■ THE TASK: Begin with the first line of the material and copy each line word for word through the line that contains "const seriesLabels = ['TVF', 'Spirals', 'Counter."; the pictures are left out.

■ INFORMATION PROVIDED:
-- begin --
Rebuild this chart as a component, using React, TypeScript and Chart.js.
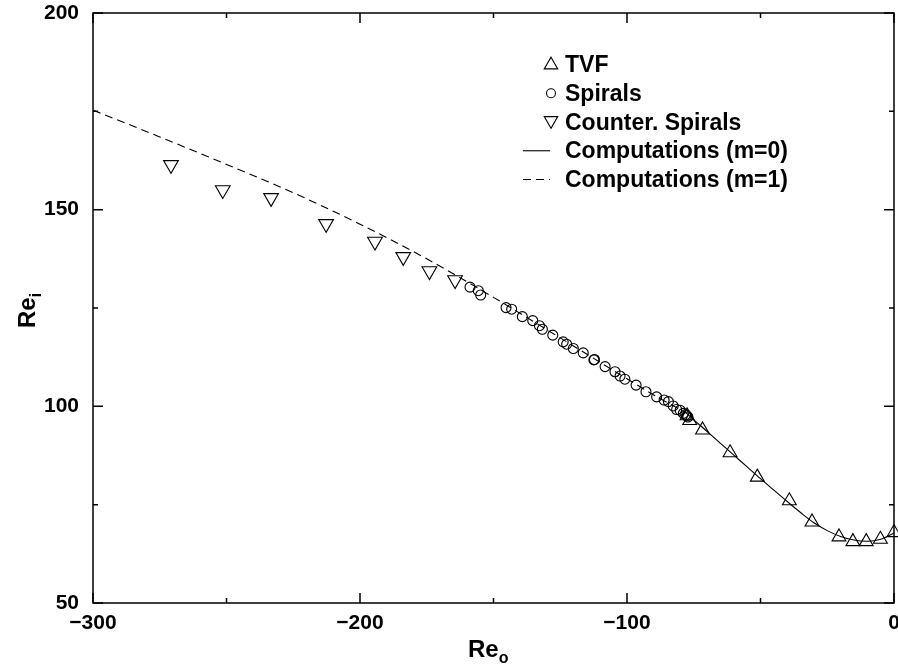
import React, { useEffect, useRef } from 'react';
import { Chart, registerables } from 'chart.js';

Chart.register(...registerables);

// ---------- data ----------
const tvfReO = [-77.5, -76.5, -71.7, -61.4, -51.2, -39.2, -30.7, -20.6, -15.4, -10.4, -5.1, 0];
const tvfReI = [97.6, 96.4, 94.0, 88.2, 82.0, 76.0, 70.6, 66.8, 65.6, 65.6, 66.2, 67.9];

const spiralReO = [-158.8, -155.7, -154.8, -145.3, -143.2, -139.2, -135.3, -132.8, -131.7, -127.8,
  -123.9, -122.6, -120.1, -116.4, -112.4, -112.2, -108.2, -104.5, -102.6, -100.8, -96.6, -92.9,
  -88.9, -86.1, -84.5, -82.7, -81.4, -80.1, -78.9, -78.0, -77.6, -77.2];
const spiralReI = [130.3, 129.4, 128.3, 125.1, 124.7, 122.8, 121.8, 120.5, 119.6, 118.1,
  116.4, 115.8, 114.7, 113.6, 111.8, 111.9, 110.1, 108.8, 107.7, 106.9, 105.4, 103.7,
  102.4, 101.6, 101.2, 100.1, 99.2, 99.0, 98.2, 97.9, 97.6, 97.3];

const counterReO = [-270.8, -251.4, -233.3, -212.7, -194.4, -183.8, -174.0, -164.4];
const counterReI = [161.4, 155.0, 153.0, 146.4, 141.9, 138.0, 134.4, 132.1];

const m0ReO = [-78, -74, -70, -65, -60, -55, -50, -45, -40, -35, -30, -25, -20, -15, -10, -5, 0];
const m0ReI = [98.4, 96.0, 93.6, 90.6, 87.6, 84.6, 81.6, 78.7, 75.8, 73.0, 70.4, 68.4, 66.9, 66.0, 65.7, 66.2, 67.8];

const m1ReO = [-300, -275, -250, -225, -200, -175, -150, -125, -100, -90, -78];
const m1ReI = [175.3, 168.5, 161.5, 154.3, 146.3, 137.5, 127.7, 117.4, 107.0, 102.9, 98.4];

const seriesLabels = ['TVF', 'Spirals', 'Counter. Spirals', 'Computations (m=0)', 'Computations (m=1)'];

const xMin = -300, xMax = 0, xStep = 50, xLabelEvery = 100;
const yMin = 50, yMax = 200, yStep = 25, yLabelEvery = 50;

const FONT = '"Liberation Sans", Arial, Helvetica, sans-serif';

const zip = (xs: number[], ys: number[]) => xs.map((x, i) => ({ x, y: ys[i] }));

const fmt = (v: number) => (v < 0 ? '\u2212' + Math.abs(v) : String(v));

function drawMarker(ctx: CanvasRenderingContext2D, style: string, rot: number, r: number, x: number, y: number) {
  ctx.beginPath();
  if (style === 'circle') {
    ctx.arc(x, y, r, 0, Math.PI * 2);
  } else {
    let rad = (rot * Math.PI) / 180;
    ctx.moveTo(x + Math.sin(rad) * r, y - Math.cos(rad) * r);
    rad += (2 * Math.PI) / 3;
    ctx.lineTo(x + Math.sin(rad) * r, y - Math.cos(rad) * r);
    rad += (2 * Math.PI) / 3;
    ctx.lineTo(x + Math.sin(rad) * r, y - Math.cos(rad) * r);
    ctx.closePath();
  }
  ctx.stroke();
}

const decorPlugin = {
  id: 'decor',
  afterDatasetsDraw(chart: any) {
    const ctx: CanvasRenderingContext2D = chart.ctx;
    const { left, right, top, bottom } = chart.chartArea;
    const xs = chart.scales.x;
    const ys = chart.scales.y;
    ctx.save();
    ctx.strokeStyle = '#000';
    ctx.fillStyle = '#000';
    ctx.lineWidth = 1.5;
    ctx.setLineDash([]);
    ctx.strokeRect(left, top, right - left, bottom - top);
    // inward ticks on all four sides
    xs.ticks.forEach((t: any) => {
      const px = xs.getPixelForValue(t.value);
      const len = Math.abs(t.value % xLabelEvery) < 1e-9 ? 10 : 5;
      ctx.beginPath();
      ctx.moveTo(px, bottom);
      ctx.lineTo(px, bottom - len);
      ctx.moveTo(px, top);
      ctx.lineTo(px, top + len);
      ctx.stroke();
    });
    ys.ticks.forEach((t: any) => {
      const py = ys.getPixelForValue(t.value);
      const len = Math.abs(t.value % yLabelEvery) < 1e-9 ? 10 : 5;
      ctx.beginPath();
      ctx.moveTo(left, py);
      ctx.lineTo(left + len, py);
      ctx.moveTo(right, py);
      ctx.lineTo(right - len, py);
      ctx.stroke();
    });

    // axis titles with subscripts
    ctx.textBaseline = 'alphabetic';
    ctx.textAlign = 'left';
    ctx.font = `bold 24px ${FONT}`;
    const reW = ctx.measureText('Re').width;
    ctx.fillText('Re', 468, 657);
    ctx.font = `bold 16px ${FONT}`;
    ctx.fillText('o', 468 + reW, 663);

    ctx.save();
    ctx.translate(35, 328);
    ctx.rotate(-Math.PI / 2);
    ctx.font = `bold 24px ${FONT}`;
    ctx.fillText('Re', 0, 0);
    ctx.font = `bold 16px ${FONT}`;
    ctx.fillText('i', reW, 6);
    ctx.restore();

    // legend
    const symX = 551;
    const textX = 565;
    chart.data.datasets.forEach((ds: any, i: number) => {
      const base = 72 + i * 28.75;
      ctx.lineWidth = 1.1;
      if (ds.showLine) {
        ctx.setLineDash(ds.borderDash || []);
        ctx.beginPath();
        ctx.moveTo(523, base - 7.5);
        ctx.lineTo(550, base - 7.5);
        ctx.stroke();
        ctx.setLineDash([]);
      } else {
        const style = ds.pointStyle;
        const r = style === 'circle' ? 4.5 : 7.8;
        const yy = style === 'circle' ? base - 7.5 : ds.rotation ? base - 9 : base - 7;
        drawMarker(ctx, style, ds.rotation || 0, r, symX, yy);
      }
      ctx.font = `bold 23px ${FONT}`;
      ctx.fillText(ds.label, textX, base);
    });
    ctx.restore();
  },
};

export default function App() {
  const ref = useRef<HTMLCanvasElement | null>(null);
  useEffect(() => {
    document.body.style.margin = '0';
    const canvas = ref.current!;
    const chart = new Chart(canvas, {
      type: 'scatter',
      data: {
        datasets: [
          {
            label: seriesLabels[0],
            data: zip(tvfReO, tvfReI),
            showLine: false,
            pointStyle: 'triangle',
            pointRadius: 8,
            borderColor: '#000',
            backgroundColor: 'rgba(0,0,0,0)',
            pointBorderWidth: 1.1,
            clip: false as any,
          },
          {
            label: seriesLabels[1],
            data: zip(spiralReO, spiralReI),
            showLine: false,
            pointStyle: 'circle',
            pointRadius: 5,
            borderColor: '#000',
            backgroundColor: 'rgba(0,0,0,0)',
            pointBorderWidth: 1.1,
          },
          {
            label: seriesLabels[2],
            data: zip(counterReO, counterReI),
            showLine: false,
            pointStyle: 'triangle',
            rotation: 180,
            pointRadius: 8.5,
            borderColor: '#000',
            backgroundColor: 'rgba(0,0,0,0)',
            pointBorderWidth: 1.1,
          } as any,
          {
            label: seriesLabels[3],
            data: zip(m0ReO, m0ReI),
            showLine: true,
            pointRadius: 0,
            borderColor: '#000',
            borderWidth: 1.1,
            cubicInterpolationMode: 'monotone',
          },
          {
            label: seriesLabels[4],
            data: zip(m1ReO, m1ReI),
            showLine: true,
            pointRadius: 0,
            borderColor: '#000',
            borderWidth: 1.1,
            borderDash: [8, 5],
            cubicInterpolationMode: 'monotone',
          },
        ],
      },
      options: {
        responsive: false,
        animation: false,
        devicePixelRatio: 1,
        layout: { autoPadding: false, padding: { top: 13, right: 4, left: 0, bottom: 0 } },
        plugins: { legend: { display: false }, tooltip: { enabled: false } },
        scales: {
          x: {
            type: 'linear',
            min: xMin,
            max: xMax,
            grid: { display: false, drawTicks: false },
            border: { display: false },
            ticks: {
              stepSize: xStep,
              autoSkip: false,
              maxRotation: 0,
              padding: 8,
              color: '#000',
              font: { family: FONT, size: 21, weight: 'bold' },
              callback: (v: any) => (Math.abs(Number(v) % xLabelEvery) < 1e-9 ? fmt(Number(v)) : ''),
            },
            afterFit: (s: any) => {
              s.height = 65;
              s.paddingLeft = 0;
              s.paddingRight = 0;
            },
          },
          y: {
            type: 'linear',
            min: yMin,
            max: yMax,
            grid: { display: false, drawTicks: false },
            border: { display: false },
            ticks: {
              stepSize: yStep,
              autoSkip: false,
              padding: 14,
              color: '#000',
              font: { family: FONT, size: 21, weight: 'bold' },
              callback: (v: any) => (Math.abs(Number(v) % yLabelEvery) < 1e-9 ? fmt(Number(v)) : ''),
            },
            afterFit: (s: any) => {
              s.width = 93;
              s.paddingTop = 0;
              s.paddingBottom = 0;
            },
          },
        },
      } as any,
      plugins: [decorPlugin],
    });
    return () => chart.destroy();
  }, []);
  return <canvas ref={ref} width={898} height={668} style={{ display: 'block', width: '898px', height: '668px' }} />;
}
-- end --
■ RESULT FOR THIS TASK:
Rebuild this chart as a component, using React, TypeScript and Chart.js.
import React, { useEffect, useRef } from 'react';
import { Chart, registerables } from 'chart.js';

Chart.register(...registerables);

// ---------- data ----------
const tvfReO = [-77.5, -76.5, -71.7, -61.4, -51.2, -39.2, -30.7, -20.6, -15.4, -10.4, -5.1, 0];
const tvfReI = [97.6, 96.4, 94.0, 88.2, 82.0, 76.0, 70.6, 66.8, 65.6, 65.6, 66.2, 67.9];

const spiralReO = [-158.8, -155.7, -154.8, -145.3, -143.2, -139.2, -135.3, -132.8, -131.7, -127.8,
  -123.9, -122.6, -120.1, -116.4, -112.4, -112.2, -108.2, -104.5, -102.6, -100.8, -96.6, -92.9,
  -88.9, -86.1, -84.5, -82.7, -81.4, -80.1, -78.9, -78.0, -77.6, -77.2];
const spiralReI = [130.3, 129.4, 128.3, 125.1, 124.7, 122.8, 121.8, 120.5, 119.6, 118.1,
  116.4, 115.8, 114.7, 113.6, 111.8, 111.9, 110.1, 108.8, 107.7, 106.9, 105.4, 103.7,
  102.4, 101.6, 101.2, 100.1, 99.2, 99.0, 98.2, 97.9, 97.6, 97.3];

const counterReO = [-270.8, -251.4, -233.3, -212.7, -194.4, -183.8, -174.0, -164.4];
const counterReI = [161.4, 155.0, 153.0, 146.4, 141.9, 138.0, 134.4, 132.1];

const m0ReO = [-78, -74, -70, -65, -60, -55, -50, -45, -40, -35, -30, -25, -20, -15, -10, -5, 0];
const m0ReI = [98.4, 96.0, 93.6, 90.6, 87.6, 84.6, 81.6, 78.7, 75.8, 73.0, 70.4, 68.4, 66.9, 66.0, 65.7, 66.2, 67.8];

const m1ReO = [-300, -275, -250, -225, -200, -175, -150, -125, -100, -90, -78];
const m1ReI = [175.3, 168.5, 161.5, 154.3, 146.3, 137.5, 127.7, 117.4, 107.0, 102.9, 98.4];

const seriesLabels = ['TVF', 'Spirals', 'Counter. Spirals', 'Computations (m=0)', 'Computations (m=1)'];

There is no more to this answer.